Śląsk: Zlikwidowano potężną fabrykę metaamfetaminy. Czterech Wietnamczyków zatrzymanych

Policjant, zdjęcie ilustracyjne
Policjant, zdjęcie ilustracyjne Źródło:Fotolia / fot. Radoslaw Maciejewski
Śląscy policjanci zwalczający przestępczość narkotykową zlikwidowali linię do produkcji metamfetaminy. Dzięki akcji na rynek nie trafi 55 tys. działek tego narkotyku. W nielegalnej „fabryce” zatrzymano czterech obywateli Wietnamu, którzy na ternie naszego kraju przebywali nielegalnie.

Na wniosek policji i prokuratury będziński sąd wydał postanowienie o tymczasowym aresztowaniu dwóch mieszkańców powiatu zatrzymanych w ostatnim czasie w związku z popełnionymi przestępstwami narkotykowymi. Jeden z mężczyzn odpowie za posiadanie ponad kilograma amfetaminy. W mieszkaniu drugiego śledczy znaleźli prawie 1,5 kg amfetaminy, kilogram kokainy oraz marihuanę. 34-latek odpowie także za udzielanie innym osobom środków odurzających.

Policjanci z Wydziału do Walki z Przestępczością Narkotykową zlikwidowali nielegalne laboratorium, w którym produkowano metamfetaminę. Narkotyk ten wytwarzany był na bazie pseudoefedryny, która w medycynie dodawana jest między innymi do leków o działaniu przeciwbólowym. Podczas akcji katowiccy stróże prawa zabezpieczyli metamfetaminę, z której można było przygotować 55 tys. porcji tego narkotyku. Poza metamfetaminą, w miejscu nielegalnej produkcji śledczy zabezpieczyli również linię produkcyjną, substancje chemiczne oraz prekursory niezbędne do wytwarzania kolejnych porcji metamfetaminy.

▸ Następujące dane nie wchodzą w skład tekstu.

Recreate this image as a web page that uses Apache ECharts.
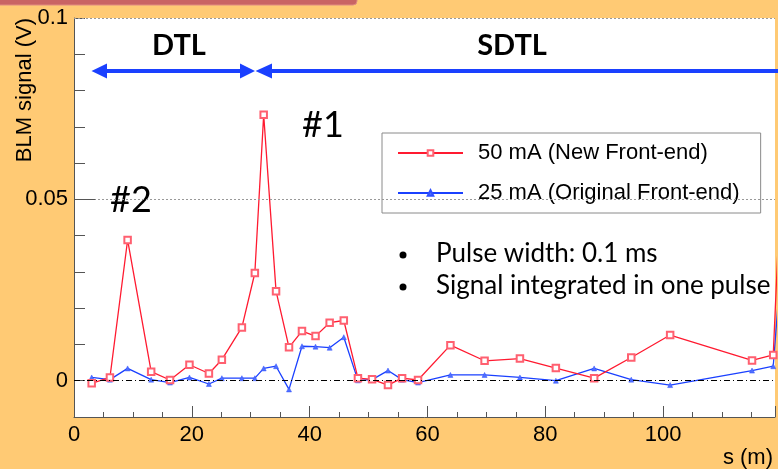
<!DOCTYPE html>
<html>
<head>
<meta charset="utf-8">
<script src="https://cdn.jsdelivr.net/npm/echarts@6/dist/echarts.min.js"></script>
<style>
html,body{margin:0;padding:0;background:#FFCA74;}
#c{width:778px;height:469px;}
</style>
</head>
<body>
<div id="c"></div>
<script>
// Position along the linac, s (m)
const positions = [3.0, 6.1, 9.1, 13.1, 16.3, 19.6, 22.9, 25.1, 28.5, 30.7, 32.2, 34.3, 36.5, 38.7, 41.0, 43.4, 45.8, 48.2, 50.6, 53.3, 55.7, 58.4, 63.9, 69.7, 75.7, 81.8, 88.3, 94.6, 101.2, 115.1, 118.7, 119.6];
// BLM signal (V), 50 mA (New Front-end)
const signal50mA = [-0.0007, 0.0009, 0.0388, 0.0025, 0.0002, 0.0044, 0.0020, 0.0058, 0.0147, 0.0297, 0.0733, 0.0247, 0.0092, 0.0137, 0.0123, 0.0160, 0.0166, 0.0007, 0.0004, -0.0012, 0.0007, 0.0002, 0.0098, 0.0055, 0.0061, 0.0035, 0.0007, 0.0064, 0.0126, 0.0056, 0.0071, 0.0400];
// BLM signal (V), 25 mA (Original Front-end)
const signal25mA = [0.0009, 0.0003, 0.0034, 0.0003, -0.0005, 0.0009, -0.0009, 0.0007, 0.0007, 0.0007, 0.0034, 0.0040, -0.0024, 0.0095, 0.0094, 0.0091, 0.0120, 0.0001, 0.0003, 0.0028, 0.0003, -0.0005, 0.0016, 0.0016, 0.0009, 0.0000, 0.0034, 0.0003, -0.0012, 0.0028, 0.0040, 0.0230];
const seriesNames = ['50 mA (New Front-end)', '25 mA (Original Front-end)'];
const xTickLabels = [0, 20, 40, 60, 80, 100];
const yTickLabels = [0, 0.05, 0.1];

const toPairs = (xs, ys) => xs.map((x, i) => [x, ys[i]]);
const chart = echarts.init(document.getElementById('c'), null, {renderer: 'canvas'});
const HEL = '"Liberation Sans", Arial, Helvetica, sans-serif';
const CAL = 'Lato, "Open Sans", sans-serif';
const BLUE = '#1a40ff';
const RED = '#ff1a30';

chart.setOption({
  backgroundColor: '#FFCA74',
  animation: false,
  grid: {left: 74, top: 18, right: 0, bottom: 50, backgroundColor: '#ffffff', show: true, borderWidth: 0},
  legend: {
    orient: 'vertical', left: 382, top: 133,
    backgroundColor: '#ffffff', borderColor: '#8a8a8a', borderWidth: 1,
    padding: [8, 21, 8, 15], itemGap: 16, itemWidth: 65, itemHeight: 7,
    textStyle: {fontFamily: HEL, fontSize: 22, color: '#000', lineHeight: 24, padding: [0, 0, 0, 10]},
    data: seriesNames
  },
  xAxis: {
    type: 'value', min: 0, max: 119, interval: 20,
    axisLine: {show: true, onZero: false, lineStyle: {color: '#555', width: 1}},
    axisTick: {show: true, inside: true, length: 11, lineStyle: {color: '#555'}},
    minorTick: {show: true, splitNumber: 4, length: 5, lineStyle: {color: '#555'}},
    splitLine: {show: false},
    axisLabel: {fontFamily: HEL, fontSize: 22, color: '#000', margin: 7,
      formatter: v => xTickLabels.indexOf(Math.round(v)) >= 0 && Math.abs(v - Math.round(v)) < 1e-6 ? String(Math.round(v)) : ''},
    name: 's (m)', nameLocation: 'end', nameGap: 0,
    nameTextStyle: {fontFamily: HEL, fontSize: 22, color: '#000', align: 'right', verticalAlign: 'top', padding: [30, 2, 0, 0]}
  },
  yAxis: {
    type: 'value', min: -0.01, max: 0.1, interval: 0.01,
    axisLine: {show: true, onZero: false, lineStyle: {color: '#555', width: 1}},
    axisTick: {show: true, inside: true, length: 11, lineStyle: {color: '#555'}},
    splitLine: {show: false},
    axisLabel: {fontFamily: HEL, fontSize: 22, color: '#000', margin: 6,
      formatter: v => {
        const m = yTickLabels.find(t => Math.abs(t - v) < 1e-6);
        return m === undefined ? '' : String(m);
      }},
  },
  graphic: [
    {type: 'rect', shape: {x: -10, y: -10, width: 367, height: 15, r: 4}, style: {fill: '#c96464', stroke: '#e08a80', lineWidth: 1}, z: 100},
    {type: 'text', left: 14, top: 18, rotation: Math.PI / 2, style: {text: 'BLM signal (V)', font: '22px ' + HEL, fill: '#000'}},
    {type: 'text', x: 179, y: 46, style: {text: 'DTL', font: 'bold 29px ' + CAL, fill: '#000', align: 'center', verticalAlign: 'middle'}},
    {type: 'text', x: 512, y: 46, style: {text: 'SDTL', font: 'bold 29px ' + CAL, fill: '#000', align: 'center', verticalAlign: 'middle'}},
    {type: 'text', x: 323, y: 125, style: {text: '#1', font: '36px ' + CAL, fill: '#000', align: 'center', verticalAlign: 'middle'}},
    {type: 'text', x: 131, y: 200, style: {text: '#2', font: '36px ' + CAL, fill: '#000', align: 'center', verticalAlign: 'middle'}},
    {type: 'line', shape: {x1: 100, y1: 71, x2: 246, y2: 71}, style: {stroke: BLUE, lineWidth: 4}},
    {type: 'polygon', shape: {points: [[91.5, 71], [107, 63.5], [107, 78.5]]}, style: {fill: BLUE}},
    {type: 'polygon', shape: {points: [[255, 71], [240, 63.5], [240, 78.5]]}, style: {fill: BLUE}},
    {type: 'line', shape: {x1: 265, y1: 71, x2: 790, y2: 71}, style: {stroke: BLUE, lineWidth: 4}},
    {type: 'polygon', shape: {points: [[255.5, 71], [272, 63.5], [272, 78.5]]}, style: {fill: BLUE}},
    {type: 'circle', shape: {cx: 403, cy: 255, r: 3.5}, style: {fill: '#000'}},
    {type: 'text', x: 436, y: 254, style: {text: 'Pulse width: 0.1 ms', font: '26px ' + CAL, fill: '#000', verticalAlign: 'middle'}},
    {type: 'circle', shape: {cx: 403, cy: 287, r: 3.5}, style: {fill: '#000'}},
    {type: 'text', x: 436, y: 286, style: {text: 'Signal integrated in one pulse', font: '26px ' + CAL, fill: '#000', verticalAlign: 'middle'}}
  ],
  series: [
    {
      name: seriesNames[0], type: 'line', data: toPairs(positions, signal50mA),
      symbol: 'emptyRect', symbolSize: 6.5, clip: true,
      lineStyle: {color: RED, width: 1.3},
      itemStyle: {color: '#ff6070', borderColor: '#ff6070', borderWidth: 1},
      z: 3,
      markLine: {
        silent: true, symbol: ['none', 'none'], label: {show: false},
        data: [
          {yAxis: 0.1, lineStyle: {color: '#999', type: [2, 2], width: 1}},
          {yAxis: 0.05, lineStyle: {color: '#999', type: [2, 2], width: 1}},
          {yAxis: 0, lineStyle: {color: '#000', type: [6, 3, 1, 3], width: 1}},
          [{coord: [0, 0.05], lineStyle: {color: '#555', type: 'solid', width: 1}}, {coord: [3.6, 0.05]}]
        ]
      }
    },
    {
      name: seriesNames[1], type: 'line', data: toPairs(positions, signal25mA),
      symbol: 'triangle', symbolSize: 5, clip: true,
      lineStyle: {color: BLUE, width: 1.3},
      itemStyle: {color: '#5070ff', borderColor: '#3050ff', borderWidth: 0.5},
      z: 2
    }
  ]
});
</script>
</body>
</html>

Wartość towaru, który znaleźli policjanci, szacowany jest na kwotę przynajmniej 100 tysięcy złotych. W nielegalnej „fabryce” stróże prawa zatrzymali czterech mężczyzn, którzy zajmowali się wytwarzaniem narkotyku. Są to obywatele Wietnamu w wieku od 16 do 40 lat. Żadna z zatrzymanych osób nie posiadała przy sobie dokumentów potwierdzających legalność pobytu na terenie naszego kraju.

Mężczyźni usłyszeli już zarzuty i zostali tymczasowo aresztowani, natomiast 16-latek został umieszczony w schronisku dla nieletnich. Nielegalne wytwarzanie znacznych ilości narkotyków stanowi zbrodnię, co zagrożone jest karą nawet do 15 lat pozbawienia wolności.